Short problem: Report the total number of lines that include the string "page", without any other text.

[Plotting code records]
•••••

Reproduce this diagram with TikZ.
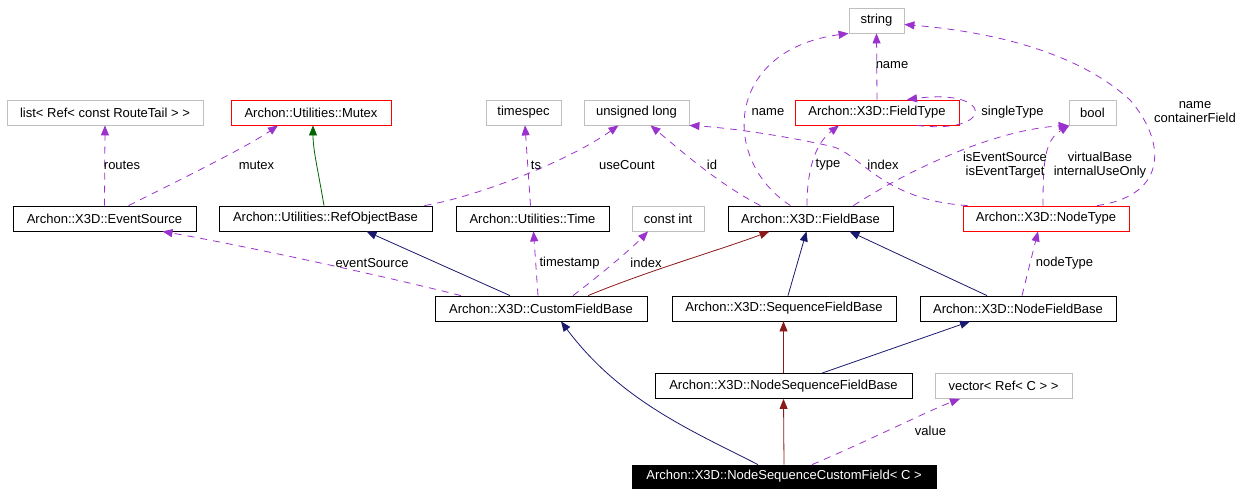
\documentclass[tikz,border=0pt]{standalone}
\usepackage{fontspec}
\setmainfont{Liberation Sans}
\usetikzlibrary{arrows.meta}
\definecolor{usecol}{HTML}{9A32CD}
\definecolor{navycol}{HTML}{191970}
\definecolor{redcol}{HTML}{8B1A1A}
\definecolor{greencol}{HTML}{006400}
\definecolor{graycol}{HTML}{BFBFBF}
\tikzset{
  cls/.style={draw=black, line width=0.8pt, minimum height=25, inner sep=0pt, font=\fontsize{13}{15}\selectfont},
  extcls/.style={cls, draw=graycol},
  redcls/.style={cls, draw=red},
  focus/.style={cls, fill=black, text=white, minimum height=23},
  tip/.style={-{Triangle[length=10pt,width=8pt]}},
  uses/.style={tip, draw=usecol, line width=0.8pt, dash pattern=on 7pt off 6pt},
  inhnavy/.style={tip, draw=navycol, line width=0.8pt},
  inhred/.style={tip, draw=redcol, line width=0.8pt},
  inhgreen/.style={tip, draw=greencol, line width=0.8pt},
  lbl/.style={font=\fontsize{13}{14.5}\selectfont, inner sep=0pt, align=center}
}
\begin{document}
\begin{tikzpicture}[x=1pt, y=-1pt]
\useasboundingbox (0,0) rectangle (1253,496);
% nodes
\node[extcls, minimum width=196] (list) at (105,112.5) {list< Ref< const RouteTail > >};
\node[redcls, minimum width=160] (mutex) at (311,112.5) {Archon::Utilities::Mutex};
\node[extcls, minimum width=75] (timespec) at (523.5,112.5) {timespec};
\node[extcls, minimum width=105] (ulong) at (636.5,112.5) {unsigned long};
\node[extcls, minimum width=55] (string) at (876.5,20.5) {string};
\node[redcls, minimum width=164] (fieldtype) at (877,112.5) {Archon::X3D::FieldType};
\node[extcls, minimum width=47] (bool) at (1092.5,112.5) {bool};
\node[cls, minimum width=183] (es) at (104.5,218.5) {Archon::X3D::EventSource};
\node[cls, minimum width=213] (refobj) at (325.5,218.5) {Archon::Utilities::RefObjectBase};
\node[cls, minimum width=153] (time) at (532.5,218.5) {Archon::Utilities::Time};
\node[extcls, minimum width=72] (constint) at (668,218.5) {const int};
\node[cls, minimum width=165] (fieldbase) at (810.5,218.5) {Archon::X3D::FieldBase};
\node[redcls, minimum width=166] (nodetype) at (1046,218.5) {Archon::X3D::NodeType};
\node[cls, minimum width=212] (customfb) at (541,308.5) {Archon::X3D::CustomFieldBase};
\node[cls, minimum width=224] (seqfb) at (784,308.5) {Archon::X3D::SequenceFieldBase};
\node[cls, minimum width=196] (nodefb) at (1018,308.5) {Archon::X3D::NodeFieldBase};
\node[cls, minimum width=257] (nodeseqfb) at (783.5,386) {Archon::X3D::NodeSequenceFieldBase};
\node[extcls, minimum width=137] (vector) at (1003.5,386) {vector< Ref< C > >};
\node[focus, minimum width=304] (nscf) at (784,476.5) {Archon::X3D::NodeSequenceCustomField< C >};

% edges, top rows
\draw[uses] (es.north) -- (list.south);
\draw[uses] ([xshift=24pt]es.north) .. controls (190,175) and (250,145) .. ([xshift=-33pt]mutex.south);
\draw[inhgreen] ([xshift=-1.5pt]refobj.north) .. controls (318,170) and (313,150) .. ([xshift=2pt]mutex.south);
\draw[uses] ([xshift=-8pt]refobj.north east) .. controls (480,196) and (570,160) .. ([xshift=-18pt]ulong.south);
\draw[uses] ([xshift=-2pt]time.north) -- ([xshift=1.5pt]timespec.south);
\draw[uses] ([xshift=-50pt]fieldbase.north) .. controls (720,185) and (680,150) .. ([xshift=14pt]ulong.south);
\draw[uses] ([xshift=-20pt]fieldbase.north) .. controls (720,160) and (725,50) .. (string.south west);
\draw[uses] ([xshift=-3.5pt]fieldbase.north) .. controls (807,160) and (820,140) .. ([xshift=-38pt]fieldtype.south);
\draw[uses] (fieldtype.north) -- (string.south);
\draw[uses] ([xshift=40pt]fieldtype.south) .. controls (995,135) and (995,88) .. ([xshift=30pt]fieldtype.north);
\draw[uses] ([xshift=5pt]nodetype.north west) .. controls (880,200) and (860,152) .. (830,146) .. controls (780,135) and (730,128) .. (ulong.south east);
\draw[uses] ([xshift=-40pt]fieldbase.north east) .. controls (900,175) and (990,130) .. (bool.south west);
\draw[uses] ([xshift=-3pt]nodetype.north) .. controls (1043,160) and (1045,140) .. ([xshift=-23pt]bool.south);
\draw[uses] ([xshift=51pt]nodetype.north) .. controls (1170,195) and (1165,140) .. (1130,100) .. controls (1070,45) and (970,30) .. ([yshift=-4pt]string.east);

% middle rows
\draw[uses] ([xshift=-80pt]customfb.north) .. controls (380,275) and (240,245) .. ([xshift=58pt]es.south);
\draw[inhnavy] ([xshift=-31pt]customfb.north) -- ([xshift=41pt]refobj.south);
\draw[uses] ([xshift=-3pt]customfb.north) -- ([xshift=1pt]time.south);
\draw[uses] ([xshift=32pt]customfb.north) .. controls (600,275) and (630,250) .. ([xshift=-20pt]constint.south);
\draw[inhred] ([xshift=47pt]customfb.north) .. controls (650,270) and (720,250) .. ([xshift=-41pt]fieldbase.south);
\draw[inhnavy] ([xshift=4pt]seqfb.north) -- ([xshift=-4pt]fieldbase.south);
\draw[inhnavy] ([xshift=-31pt]nodefb.north) -- ([xshift=39pt]fieldbase.south);
\draw[uses] ([xshift=4pt]nodefb.north) -- ([xshift=-8pt]nodetype.south);
\draw[inhred] (nodeseqfb.north) -- (nodeseqfb.north |- seqfb.south);
\draw[inhnavy] ([xshift=38.5pt]nodeseqfb.north) -- ([xshift=-48pt]nodefb.south);
\draw[inhnavy] ([xshift=-26pt]nscf.north) .. controls (690,430) and (620,400) .. ([xshift=20pt]customfb.south);
\draw[inhred] (nscf.north) -- (nodeseqfb.south);
\draw[uses] ([xshift=28pt]nscf.north) .. controls (870,440) and (930,410) .. ([xshift=-43.5pt]vector.south);

% labels
\node[lbl] (l1) at (122,165) {routes};
\node[lbl] (l2) at (256.5,165) {mutex};
\node[lbl] (l3) at (627,165) {useCount};
\node[lbl] (l4) at (536,165) {ts};
\node[lbl] (l5) at (712,165) {id};
\node[lbl] (l6) at (768,112) {name};
\node[lbl] (l7) at (828,165) {type};
\node[lbl] (l8) at (892,65) {name};
\node[lbl] (l9) at (1012.5,112) {singleType};
\node[lbl] (l10) at (883,165) {index};
\node[lbl] (l11) at (1005,165) {isEventSource\\isEventTarget};
\node[lbl] (l12) at (1100,165) {virtualBase\\internalUseOnly};
\node[lbl] (l13) at (1195,112) {name\\containerField};
\node[lbl] (l14) at (372,263) {eventSource};
\node[lbl] (l15) at (569.5,263) {timestamp};
\node[lbl] (l16) at (646,263) {index};
\node[lbl] (l17) at (1064.5,263) {nodeType};
\node[lbl] (l18) at (930.5,431) {value};
\end{tikzpicture}
\end{document}
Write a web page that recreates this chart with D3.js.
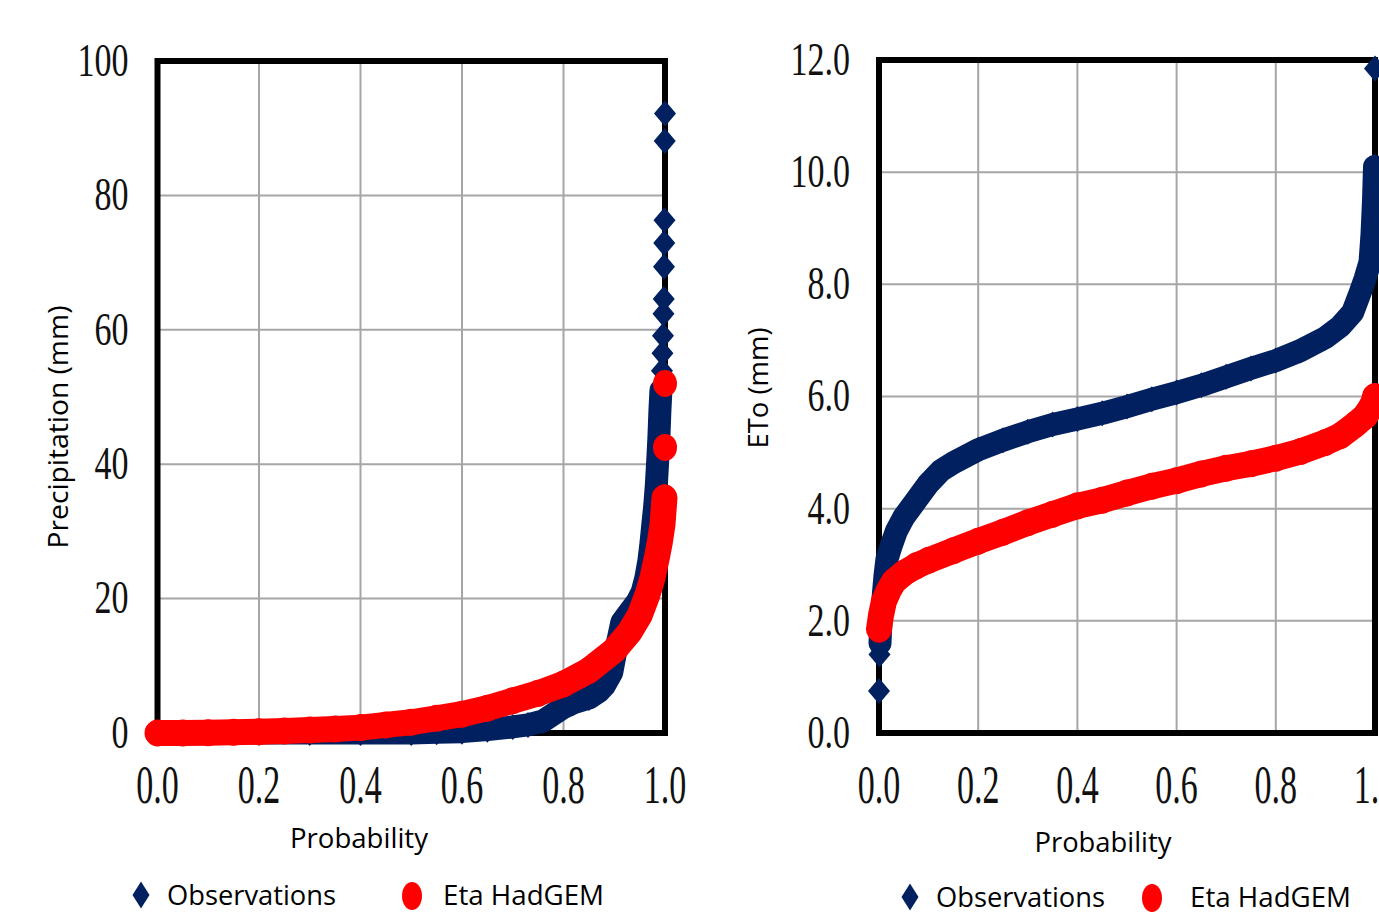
<!DOCTYPE html>
<html lang="en">
<head>
    <meta charset="UTF-8">
    <title>Probability plots</title>
    <script src="https://cdn.jsdelivr.net/npm/d3@7"></script>
    <style>
        body { margin: 0; background: #fff; }
        .tick-label { font-family: "Liberation Serif", "Times New Roman", serif; fill: #111; }
        .title { font-family: "Open Sans", "Noto Sans", sans-serif; fill: #000; }
    </style>
</head>
<body>
<svg width="1379" height="918"></svg>
<script>
    // tick values
    var probTicks = [0, 0.2, 0.4, 0.6, 0.8, 1.0];
    var precipTicks = [0, 20, 40, 60, 80, 100];
    var etoTicks = [0, 2, 4, 6, 8, 10, 12];

    // precipitation (mm): [probability, value], dense part
    var obsPrecip = [
        [0, 0], [0.1, 0], [0.2, 0], [0.3, 0], [0.4, 0], [0.5, 0], [0.55, 0.1],
        [0.6, 0.2], [0.65, 0.5], [0.7, 0.9], [0.73, 1.2], [0.76, 1.8], [0.78, 2.8],
        [0.8, 3.8], [0.82, 4.5], [0.85, 5.2], [0.87, 6.2], [0.88, 7], [0.895, 9],
        [0.905, 13], [0.915, 16.5], [0.93, 18], [0.945, 19.5], [0.955, 21],
        [0.962, 23], [0.968, 25.5], [0.972, 28], [0.976, 31], [0.98, 34],
        [0.983, 37], [0.986, 41], [0.988, 44], [0.99, 48], [0.992, 51]
    ];
    // precipitation observations, upper tail (single points)
    var obsPrecipTail = [
        [0.994, 53.9], [0.995, 56.5], [0.996, 59.1], [0.997, 62.4], [0.9975, 64.6],
        [0.998, 69.4], [0.9985, 72.9], [0.999, 76.3], [0.9995, 88.1], [1.0, 92.2]
    ];
    var etaPrecip = [
        [0, 0], [0.05, 0], [0.1, 0.05], [0.15, 0.1], [0.2, 0.2], [0.25, 0.3],
        [0.3, 0.45], [0.35, 0.6], [0.4, 0.8], [0.45, 1.2], [0.5, 1.6], [0.55, 2.2],
        [0.6, 2.8], [0.65, 3.7], [0.7, 4.8], [0.75, 5.9], [0.8, 7.3], [0.85, 9.3],
        [0.9, 12.3], [0.93, 15], [0.95, 17.5], [0.965, 20.5], [0.975, 23],
        [0.985, 26.5], [0.99, 28.5], [0.995, 31], [0.999, 35]
    ];
    var etaPrecipTail = [[1.0, 42.5], [1.0, 52]];

    // ETo (mm)
    var obsEto = [
        [0.002, 1.6], [0.004, 2.0], [0.008, 2.4], [0.012, 2.8], [0.016, 3.1],
        [0.025, 3.35], [0.035, 3.6], [0.05, 3.85], [0.075, 4.15], [0.1, 4.45],
        [0.125, 4.68], [0.15, 4.82], [0.2, 5.05], [0.25, 5.22], [0.3, 5.37],
        [0.35, 5.5], [0.4, 5.6], [0.45, 5.7], [0.5, 5.82], [0.55, 5.95], [0.6, 6.07],
        [0.65, 6.2], [0.7, 6.35], [0.75, 6.5], [0.8, 6.64], [0.85, 6.82], [0.9, 7.05],
        [0.93, 7.25], [0.955, 7.5], [0.97, 7.85], [0.98, 8.1], [0.99, 8.4],
        [0.994, 8.9], [0.997, 9.5], [0.999, 10.1]
    ];
    var obsEtoTail = [[0, 0.75], [0.001, 1.4], [1.0, 11.85]];
    var etaEto = [
        [0, 1.85], [0.004, 2.1], [0.01, 2.35], [0.02, 2.55], [0.03, 2.7], [0.05, 2.85],
        [0.075, 2.98], [0.1, 3.08], [0.15, 3.25], [0.2, 3.42], [0.25, 3.58], [0.3, 3.75],
        [0.35, 3.9], [0.4, 4.05], [0.45, 4.15], [0.5, 4.28], [0.55, 4.4], [0.6, 4.5],
        [0.65, 4.62], [0.7, 4.72], [0.75, 4.8], [0.8, 4.9], [0.85, 5.02], [0.9, 5.18],
        [0.93, 5.3], [0.96, 5.5], [0.98, 5.65], [0.99, 5.78], [0.997, 5.9], [1.0, 6.0]
    ];

    var navy = "#002060", red = "#ff0000", grid = "#a6a6a6";
    var svg = d3.select("svg");

    function diamond(sel, w, h) {
        sel.attr("d", "M0," + (-h / 2) + "L" + (w / 2) + ",0L0," + (h / 2) + "L" + (-w / 2) + ",0Z");
    }

    function panel(cfg) {
        var x = d3.scaleLinear().domain([0, 1]).range([cfg.left, cfg.right]);
        var y = d3.scaleLinear().domain(cfg.yDomain).range([cfg.bottom, cfg.top]);
        var g = svg.append("g");

        // grid
        g.selectAll(".gx").data(probTicks.slice(1, -1)).enter().append("line")
            .attr("x1", function(d) { return x(d); }).attr("x2", function(d) { return x(d); })
            .attr("y1", cfg.top).attr("y2", cfg.bottom)
            .attr("stroke", grid).attr("stroke-width", 2);
        g.selectAll(".gy").data(cfg.yTicks.slice(1, -1)).enter().append("line")
            .attr("y1", function(d) { return y(d); }).attr("y2", function(d) { return y(d); })
            .attr("x1", cfg.left).attr("x2", cfg.right)
            .attr("stroke", grid).attr("stroke-width", 2);

        // frame
        g.append("rect")
            .attr("x", cfg.left).attr("y", cfg.top)
            .attr("width", cfg.right - cfg.left).attr("height", cfg.bottom - cfg.top)
            .attr("fill", "none").attr("stroke", "#000").attr("stroke-width", 6);

        // tick labels
        g.selectAll(".ly").data(cfg.yTicks).enter().append("text")
            .attr("class", "tick-label")
            .attr("text-anchor", "end")
            .attr("font-size", 34)
            .attr("transform", function(d) { return "translate(" + (cfg.left - 29) + "," + y(d) + ") scale(1,1.35)"; })
            .attr("y", 11)
            .text(function(d) { return d3.format(cfg.yFmt)(d); });
        g.selectAll(".lx").data(probTicks).enter().append("text")
            .attr("class", "tick-label")
            .attr("text-anchor", "middle")
            .attr("font-size", 34)
            .attr("transform", function(d) { return "translate(" + x(d) + "," + (cfg.bottom + 70) + ") scale(1,1.6)"; })
            .text(function(d) { return d3.format(".1f")(d); });

        // axis titles
        g.append("text").attr("class", "title")
            .attr("x", cfg.xTitle[0]).attr("y", cfg.xTitle[1])
            .attr("text-anchor", "middle").attr("font-size", 28)
            .attr("textLength", cfg.xTitle[2]).attr("lengthAdjust", "spacingAndGlyphs")
            .text("Probability");
        g.append("text").attr("class", "title")
            .attr("transform", "translate(" + cfg.yTitle[0] + "," + cfg.yTitle[1] + ") rotate(-90)")
            .attr("text-anchor", "middle").attr("font-size", 28)
            .attr("textLength", cfg.yTitle[2]).attr("lengthAdjust", "spacingAndGlyphs")
            .text(cfg.yLabel);

        var line = d3.line().x(function(d) { return x(d[0]); }).y(function(d) { return y(d[1]); });

        // observations (diamonds)
        g.append("path").datum(cfg.obs).attr("d", line)
            .attr("fill", "none").attr("stroke", navy).attr("stroke-width", 23)
            .attr("stroke-linejoin", "round").attr("stroke-linecap", "round");
        g.selectAll(".obs").data(cfg.obs.concat(cfg.obsTail)).enter().append("path")
            .call(diamond, 22, 26)
            .attr("transform", function(d) { return "translate(" + x(d[0]) + "," + y(d[1]) + ")"; })
            .attr("fill", navy);

        // model (circles)
        g.append("path").datum(cfg.eta).attr("d", line)
            .attr("fill", "none").attr("stroke", red).attr("stroke-width", 26)
            .attr("stroke-linejoin", "round").attr("stroke-linecap", "round");
        g.selectAll(".eta").data(cfg.eta.concat(cfg.etaTail)).enter().append("ellipse")
            .attr("cx", function(d) { return x(d[0]); })
            .attr("cy", function(d) { return y(d[1]); })
            .attr("rx", 12).attr("ry", 13.5)
            .attr("fill", red);

        // legend
        var lg = g.append("g");
        lg.append("path").call(diamond, 17, 27)
            .attr("transform", "translate(" + cfg.legend[0] + "," + cfg.legend[1] + ")")
            .attr("fill", navy);
        lg.append("text").attr("class", "title")
            .attr("x", cfg.legend[0] + 26).attr("y", cfg.legend[1] + 10)
            .attr("font-size", 28)
            .attr("textLength", 169).attr("lengthAdjust", "spacingAndGlyphs")
            .text("Observations");
        lg.append("ellipse")
            .attr("cx", cfg.legend[2]).attr("cy", cfg.legend[1] + 1)
            .attr("rx", 10).attr("ry", 14).attr("fill", red);
        lg.append("text").attr("class", "title")
            .attr("x", cfg.legend[3]).attr("y", cfg.legend[1] + 10)
            .attr("font-size", 28)
            .attr("textLength", 161).attr("lengthAdjust", "spacingAndGlyphs")
            .text("Eta HadGEM");
    }

    panel({
        left: 157.5, right: 665, top: 61, bottom: 733,
        yDomain: [0, 100], yTicks: precipTicks, yFmt: "d",
        yLabel: "Precipitation (mm)",
        xTitle: [359, 848, 138], yTitle: [68, 427, 243],
        obs: obsPrecip, obsTail: obsPrecipTail,
        eta: etaPrecip, etaTail: etaPrecipTail,
        legend: [141, 895, 412, 443]
    });

    panel({
        left: 879, right: 1375, top: 60, bottom: 733,
        yDomain: [0, 12], yTicks: etoTicks, yFmt: ".1f",
        yLabel: "ETo (mm)",
        xTitle: [1103, 852, 137], yTitle: [768, 388, 121],
        obs: obsEto, obsTail: obsEtoTail,
        eta: etaEto, etaTail: [],
        legend: [910, 897, 1152, 1190]
    });
</script>
</body>
</html>
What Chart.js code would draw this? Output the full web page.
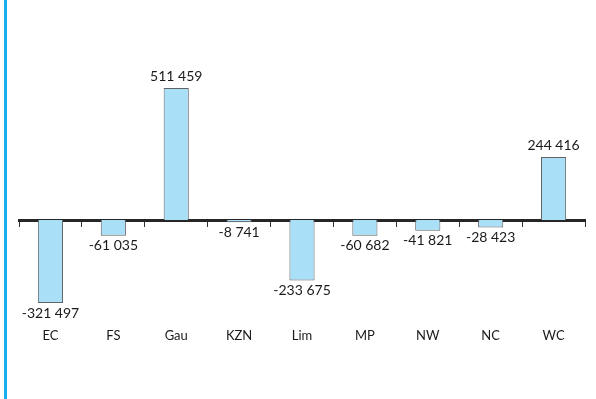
<!DOCTYPE html>
<html>
<head>
<meta charset="utf-8">
<script src="https://cdn.jsdelivr.net/npm/chart.js@4/dist/chart.umd.min.js"></script>
<style>
  html, body { margin: 0; padding: 0; background: #ffffff; }
  #wrap { position: relative; width: 596px; height: 399px; overflow: hidden; }
  #edge { position: absolute; left: 4px; top: 0; width: 3px; height: 399px; background: #17b1ef; }
  canvas { position: absolute; left: 0; top: 0; }
</style>
</head>
<body>
<div id="wrap">
  <div id="edge"></div>
  <canvas id="chart" width="596" height="399"></canvas>
</div>
<script>
// Net migration by province
const provinces = ['EC', 'FS', 'Gau', 'KZN', 'Lim', 'MP', 'NW', 'NC', 'WC'];
const netMigration = [-321497, -61035, 511459, -8741, -233675, -60682, -41821, -28423, 244416];

const FONT = 'Lato, "Open Sans", "Liberation Sans", sans-serif';

// "511 459" style: space as thousands separator
function fmt(v) {
  const s = Math.abs(v).toString().replace(/\B(?=(\d{3})+(?!\d))/g, ' ');
  return (v < 0 ? '-' : '') + s;
}

const valueLabels = {
  id: 'valueLabels',
  afterDatasetsDraw(chart) {
    const ctx = chart.ctx;
    const meta = chart.getDatasetMeta(0);
    const data = chart.data.datasets[0].data;
    ctx.save();
    ctx.font = '14px ' + FONT;
    ctx.fillStyle = '#1a1a1a';
    ctx.textAlign = 'center';
    meta.data.forEach((bar, i) => {
      const v = data[i];
      if (v >= 0) {
        ctx.textBaseline = 'bottom';
        ctx.fillText(fmt(v), bar.x, bar.y - 4);
      } else {
        ctx.textBaseline = 'top';
        ctx.fillText(fmt(v), bar.x, bar.y + 3);
      }
    });
    ctx.restore();
  }
};

new Chart(document.getElementById('chart'), {
  type: 'bar',
  data: {
    labels: provinces,
    datasets: [{
      data: netMigration,
      backgroundColor: '#aadff8',
      borderColor: '#626262',
      borderWidth: 1,
      barPercentage: 0.4,
      categoryPercentage: 1.0
    }]
  },
  options: {
    responsive: false,
    devicePixelRatio: 1,
    animation: false,
    layout: { padding: { left: 19, right: 11, top: 65, bottom: 50 } },
    plugins: { legend: { display: false }, tooltip: { enabled: false } },
    scales: {
      y: {
        display: false,
        min: -400000,
        max: 600000
      },
      x: {
        offset: true,
        grid: { display: false, drawTicks: false },
        border: { display: false },
        ticks: { padding: 5, color: '#1a1a1a', font: { family: FONT, size: 13 } }
      },
      x2: {
        type: 'category',
        position: { y: 0 },
        offset: true,
        grid: { offset: true, drawOnChartArea: false, drawTicks: true, tickLength: 5, color: '#333333', lineWidth: 1 },
        border: { display: true, color: '#262626', width: 3 },
        ticks: { display: false }
      }
    }
  },
  plugins: [valueLabels]
});
</script>
</body>
</html>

•••••

The answer: 2